Yeah ... but that's the point!!!!!! No politician would touch this with a 10-foot-pole. Their bread and butter are the huge corporations that have taken control of our country. Folks like me are nothing more than horse-flies to be swatted.

I would like to find people willing to examine this idea and others in detail. I'm as unhappy as anyone, but I spend my time trying to figure out a way to improve our country. After a lifetime of thought, I've come to the conclusion that the only answer is to change the way we select those who represent us ... but most folks are so sure we have the best government in the world that they don't want to consider any other possibility.

Fred

Koikaze

11/03/06 11:49 AM

#37 RE: Bunny #25

Hi, Merci

Among the problems of taxation is the matter "use" taxes. A huge percentage of the taxes laid on the people are to support various special interests. Among these are "developers". Here's a letter I sent to the Star-Ledger in Newark, NJ about a year ago:

To the editor,

One way to lower the tax load on New Jerseyans is to make new development pay the costs it imposes on our communities and our state. Unrestrained development is intolerable. It has flooded our schools and made our highways impassible. Development is sold to us as "growth" but its enormous costs are ignored.
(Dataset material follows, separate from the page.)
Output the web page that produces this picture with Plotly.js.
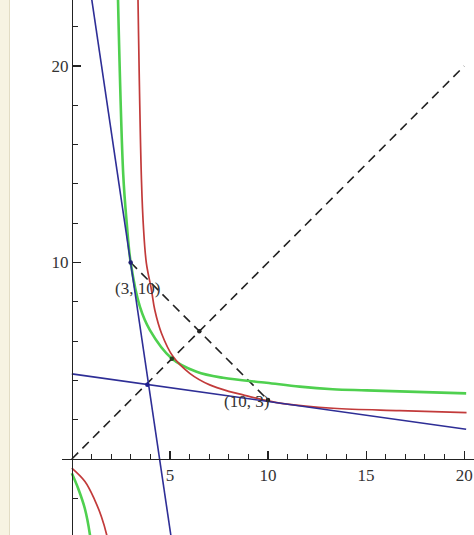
<!DOCTYPE html>
<html>
<head>
<meta charset="utf-8">
<script src="https://cdn.plot.ly/plotly-3.0.1.min.js"></script>
<style>html,body{margin:0;padding:0;background:#fff;}#chart{width:474px;height:535px;}</style>
</head>
<body>
<div id="chart"></div>
<script>
// Values
const redUpperX = [3.37, 3.55, 3.66, 3.80, 4.06, 4.23, 4.57, 5.16, 6.01, 7.03, 8.05, 8.73, 10.0, 10.77, 13.32, 16.72, 20.12];
const redUpperY = [23.6, 14.2, 11.65, 9.97, 8.60, 7.58, 6.40, 5.21, 4.36, 3.77, 3.43, 3.26, 2.96, 2.82, 2.58, 2.46, 2.36];
const redLowerX = [0, 0.67, 1.17, 1.51, 1.77, 1.82];
const redLowerY = [-0.47, -1.15, -2.09, -2.94, -3.83, -4.1];
const greenUpperX = [2.35, 2.62, 2.80, 3.0, 3.47, 3.98, 5.08, 6.36, 7.71, 9.92, 11.62, 13.3, 15.02, 20.1];
const greenUpperY = [23.6, 14.5, 12.0, 10.0, 7.75, 6.56, 5.13, 4.44, 4.13, 3.88, 3.68, 3.55, 3.49, 3.34];
const greenLowerX = [0, 0.32, 0.66, 0.92, 0.95];
const greenLowerY = [-0.73, -1.49, -2.51, -3.83, -4.1];
const blueSteepX = [1.0, 5.05];
const blueSteepY = [23.5, -3.9];
const blueFlatX = [0, 20.1];
const blueFlatY = [4.33, 1.51];
const diagX = [0, 20];
const diagY = [0, 20];
const chordX = [3, 10];
const chordY = [10, 3];
const dotX = [3, 3.85, 6.5, 5.1, 10];
const dotY = [10, 3.78, 6.5, 5.1, 3];
const labelText = ['(3, 10)', '(10, 3)'];
const labelX = [3.35, 8.9];
const labelY = [8.7, 2.92];
const xTickVals = [5, 10, 15, 20];
const xTickText = ['5', '10', '15', '20'];
const xMinorVals = [1, 2, 3, 4, 6, 7, 8, 9, 11, 12, 13, 14, 16, 17, 18, 19];
const yTickVals = [10, 20];
const yTickText = ['10', '20'];
const yMinorVals = [-2, 2, 4, 6, 8, 12, 14, 16, 18, 22];

const RED = '#c23a3a', GREEN = '#4fd04f', BLUE = '#2e2e96', DARK = '#222';

const traces = [
  {x: diagX, y: diagY, mode: 'lines', line: {color: '#222', width: 1.6, dash: '9px,6px'}},
  {x: chordX, y: chordY, mode: 'lines', line: {color: '#222', width: 1.6, dash: '9px,6px'}},
  {x: greenUpperX, y: greenUpperY, mode: 'lines', line: {color: GREEN, width: 2.6, shape: 'spline', smoothing: 1}},
  {x: greenLowerX, y: greenLowerY, mode: 'lines', line: {color: GREEN, width: 2.6, shape: 'spline'}},
  {x: redUpperX, y: redUpperY, mode: 'lines', line: {color: RED, width: 1.7, shape: 'spline', smoothing: 1}},
  {x: redLowerX, y: redLowerY, mode: 'lines', line: {color: RED, width: 1.7, shape: 'spline'}},
  {x: blueSteepX, y: blueSteepY, mode: 'lines', line: {color: BLUE, width: 1.6}},
  {x: blueFlatX, y: blueFlatY, mode: 'lines', line: {color: BLUE, width: 1.6}},
  {x: dotX, y: dotY, mode: 'markers', marker: {color: ['#1e1e70', '#1e1e90', '#222', '#224422', '#222'], size: 4.5}}
];

const annotations = labelText.map((t, i) => ({
  x: labelX[i], y: labelY[i], text: t, showarrow: false,
  font: {family: 'Liberation Serif, serif', size: 17, color: '#333'}
}));

const W = 474, H = 535, L = 62;
const xr = [-0.5, 20.5], yr = [-3.87, 23.36];

const layout = {
  width: W, height: H,
  margin: {l: L, r: 0, t: 0, b: 0, pad: 0},
  paper_bgcolor: '#fff', plot_bgcolor: 'rgba(0,0,0,0)',
  showlegend: false,
  xaxis: {
    range: xr, anchor: 'free', position: (0 - yr[0]) / (yr[1] - yr[0]),
    showgrid: false, zeroline: false, showline: true, linecolor: DARK, linewidth: 1.2,
    ticks: 'inside', ticklen: 8, tickwidth: 1.2, tickcolor: DARK,
    tickmode: 'array', tickvals: xTickVals, ticktext: xTickText,
    minor: {tickmode: 'array', tickvals: xMinorVals, ticks: 'inside', ticklen: 5, tickwidth: 1, tickcolor: DARK, showgrid: false},
    tickfont: {family: 'Liberation Serif, serif', size: 17, color: '#333'},
    automargin: false, fixedrange: true
  },
  yaxis: {
    range: yr, anchor: 'free', position: (0 - xr[0]) / (xr[1] - xr[0]),
    showgrid: false, zeroline: false, showline: true, linecolor: DARK, linewidth: 1.2,
    ticks: 'inside', ticklen: 8, tickwidth: 1.2, tickcolor: DARK,
    tickmode: 'array', tickvals: yTickVals, ticktext: yTickText,
    minor: {tickmode: 'array', tickvals: yMinorVals, ticks: 'inside', ticklen: 5, tickwidth: 1, tickcolor: DARK, showgrid: false},
    tickfont: {family: 'Liberation Serif, serif', size: 17, color: '#333'},
    automargin: false, fixedrange: true
  },
  annotations: annotations,
  shapes: [
    {type: 'rect', xref: 'paper', yref: 'paper', x0: -L / (W - L), x1: (10 - L) / (W - L), y0: 0, y1: 1,
     fillcolor: '#f7f3e2', line: {width: 0}, layer: 'below'},
    {type: 'line', xref: 'paper', yref: 'paper', x0: (9.5 - L) / (W - L), x1: (9.5 - L) / (W - L), y0: 0, y1: 1,
     line: {color: '#e2dcc4', width: 1}, layer: 'below'}
  ]
};

Plotly.newPlot('chart', traces, layout, {displayModeBar: false, staticPlot: true});
</script>
</body>
</html>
We need a flat-rate tax of $100,000 on each new residence and $25,000 per parking space for each new commercial development. These taxes will not cover all the costs new development piles on New Jersey taxpayers, but they will slow the growing inequity our people must bear.

The tax must be earmarked solely for infrastructure maintenance and divided between the state and the communities in the vicinity of the development, with 25% going to the state and 75% to the local communities.


You won't be surprised to learn that the letter did not generate a flood of passionate responses.